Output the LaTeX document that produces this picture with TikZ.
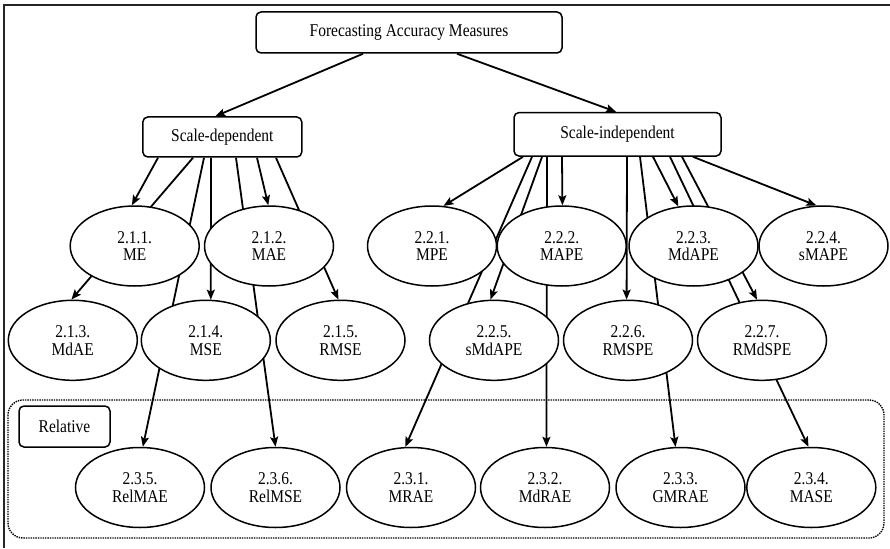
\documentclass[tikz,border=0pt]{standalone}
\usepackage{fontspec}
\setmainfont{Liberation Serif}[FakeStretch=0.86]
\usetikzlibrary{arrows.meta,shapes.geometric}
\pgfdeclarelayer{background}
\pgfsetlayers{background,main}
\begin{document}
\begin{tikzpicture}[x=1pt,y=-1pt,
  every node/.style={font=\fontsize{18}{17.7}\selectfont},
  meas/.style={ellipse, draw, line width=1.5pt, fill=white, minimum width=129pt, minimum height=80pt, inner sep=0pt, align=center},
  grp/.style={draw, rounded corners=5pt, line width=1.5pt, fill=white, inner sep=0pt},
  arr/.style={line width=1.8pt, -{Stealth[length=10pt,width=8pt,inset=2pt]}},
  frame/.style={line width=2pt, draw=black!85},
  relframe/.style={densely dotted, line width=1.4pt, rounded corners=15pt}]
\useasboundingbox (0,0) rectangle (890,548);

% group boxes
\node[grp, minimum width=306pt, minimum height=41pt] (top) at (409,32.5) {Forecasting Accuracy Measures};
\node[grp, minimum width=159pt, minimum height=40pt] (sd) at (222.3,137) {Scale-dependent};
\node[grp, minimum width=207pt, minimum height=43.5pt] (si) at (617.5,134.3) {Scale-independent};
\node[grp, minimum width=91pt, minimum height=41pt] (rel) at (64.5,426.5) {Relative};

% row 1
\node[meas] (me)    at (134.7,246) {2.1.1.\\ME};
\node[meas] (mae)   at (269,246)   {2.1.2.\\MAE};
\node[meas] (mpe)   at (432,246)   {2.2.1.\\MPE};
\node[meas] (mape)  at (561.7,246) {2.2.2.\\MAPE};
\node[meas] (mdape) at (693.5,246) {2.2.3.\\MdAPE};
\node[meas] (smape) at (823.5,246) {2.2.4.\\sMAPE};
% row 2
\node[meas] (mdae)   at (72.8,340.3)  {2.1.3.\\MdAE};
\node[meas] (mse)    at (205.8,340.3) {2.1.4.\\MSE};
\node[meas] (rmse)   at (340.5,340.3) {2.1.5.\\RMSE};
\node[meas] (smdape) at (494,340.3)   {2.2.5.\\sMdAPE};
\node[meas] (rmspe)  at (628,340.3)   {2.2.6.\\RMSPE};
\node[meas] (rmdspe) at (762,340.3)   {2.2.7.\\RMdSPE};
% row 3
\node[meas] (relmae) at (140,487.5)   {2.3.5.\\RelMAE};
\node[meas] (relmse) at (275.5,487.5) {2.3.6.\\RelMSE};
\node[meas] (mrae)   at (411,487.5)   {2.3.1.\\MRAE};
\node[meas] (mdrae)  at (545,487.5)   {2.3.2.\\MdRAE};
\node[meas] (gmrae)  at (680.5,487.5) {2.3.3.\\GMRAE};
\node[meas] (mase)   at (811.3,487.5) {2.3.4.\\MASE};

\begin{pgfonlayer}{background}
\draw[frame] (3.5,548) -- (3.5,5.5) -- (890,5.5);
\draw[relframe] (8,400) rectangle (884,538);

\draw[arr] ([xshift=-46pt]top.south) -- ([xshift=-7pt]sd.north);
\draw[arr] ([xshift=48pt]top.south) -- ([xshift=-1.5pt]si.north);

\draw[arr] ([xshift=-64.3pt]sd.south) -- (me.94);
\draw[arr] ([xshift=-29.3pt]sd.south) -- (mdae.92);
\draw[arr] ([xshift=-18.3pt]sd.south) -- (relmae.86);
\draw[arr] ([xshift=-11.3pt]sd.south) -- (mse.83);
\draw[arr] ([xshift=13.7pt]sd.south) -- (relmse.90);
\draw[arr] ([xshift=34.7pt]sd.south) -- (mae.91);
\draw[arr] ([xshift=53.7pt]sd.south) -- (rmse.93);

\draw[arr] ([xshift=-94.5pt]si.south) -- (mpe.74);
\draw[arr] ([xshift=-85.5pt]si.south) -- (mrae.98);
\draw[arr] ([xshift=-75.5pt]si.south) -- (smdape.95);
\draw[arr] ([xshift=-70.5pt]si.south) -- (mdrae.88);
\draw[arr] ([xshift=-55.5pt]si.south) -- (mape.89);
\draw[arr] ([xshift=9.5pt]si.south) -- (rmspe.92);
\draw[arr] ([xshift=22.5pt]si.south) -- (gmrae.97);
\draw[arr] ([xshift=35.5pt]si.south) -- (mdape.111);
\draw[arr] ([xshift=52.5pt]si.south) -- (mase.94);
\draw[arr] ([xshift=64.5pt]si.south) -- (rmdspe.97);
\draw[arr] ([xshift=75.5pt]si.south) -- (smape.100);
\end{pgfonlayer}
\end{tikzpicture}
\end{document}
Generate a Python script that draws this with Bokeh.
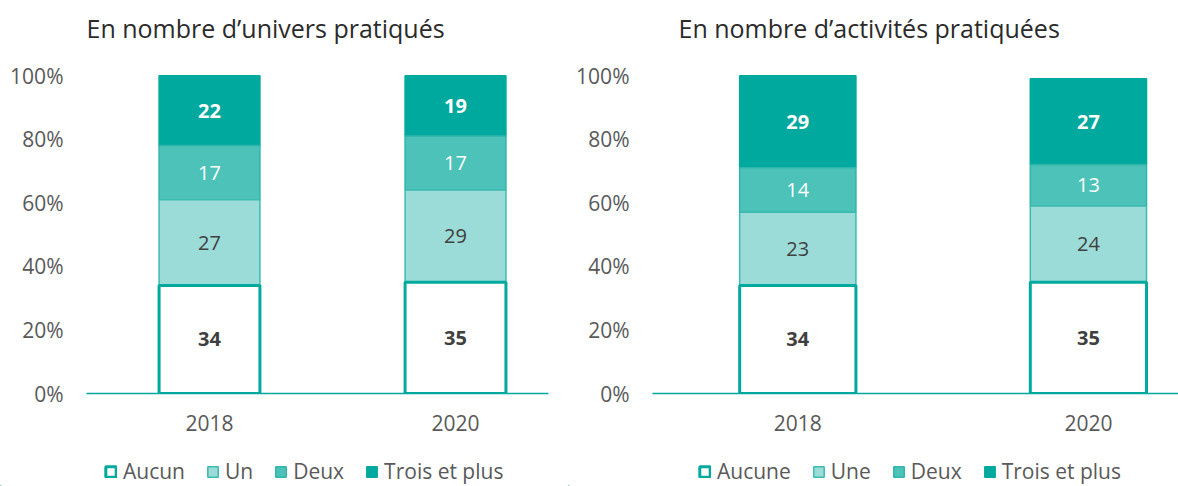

* * * * *

Everything from the first line of the records through the line containing "minimum width=91pt, minimum" should be reproduced exactly, apart from the pictures.

Output the LaTeX document that produces this picture with TikZ.
\documentclass[tikz,border=0pt]{standalone}
\usepackage{fontspec}
\setmainfont{Liberation Serif}[FakeStretch=0.86]
\usetikzlibrary{arrows.meta,shapes.geometric}
\pgfdeclarelayer{background}
\pgfsetlayers{background,main}
\begin{document}
\begin{tikzpicture}[x=1pt,y=-1pt,
  every node/.style={font=\fontsize{18}{17.7}\selectfont},
  meas/.style={ellipse, draw, line width=1.5pt, fill=white, minimum width=129pt, minimum height=80pt, inner sep=0pt, align=center},
  grp/.style={draw, rounded corners=5pt, line width=1.5pt, fill=white, inner sep=0pt},
  arr/.style={line width=1.8pt, -{Stealth[length=10pt,width=8pt,inset=2pt]}},
  frame/.style={line width=2pt, draw=black!85},
  relframe/.style={densely dotted, line width=1.4pt, rounded corners=15pt}]
\useasboundingbox (0,0) rectangle (890,548);

% group boxes
\node[grp, minimum width=306pt, minimum height=41pt] (top) at (409,32.5) {Forecasting Accuracy Measures};
\node[grp, minimum width=159pt, minimum height=40pt] (sd) at (222.3,137) {Scale-dependent};
\node[grp, minimum width=207pt, minimum height=43.5pt] (si) at (617.5,134.3) {Scale-independent};
\node[grp, minimum width=91pt, minimum height=41pt] (rel) at (64.5,426.5) {Relative};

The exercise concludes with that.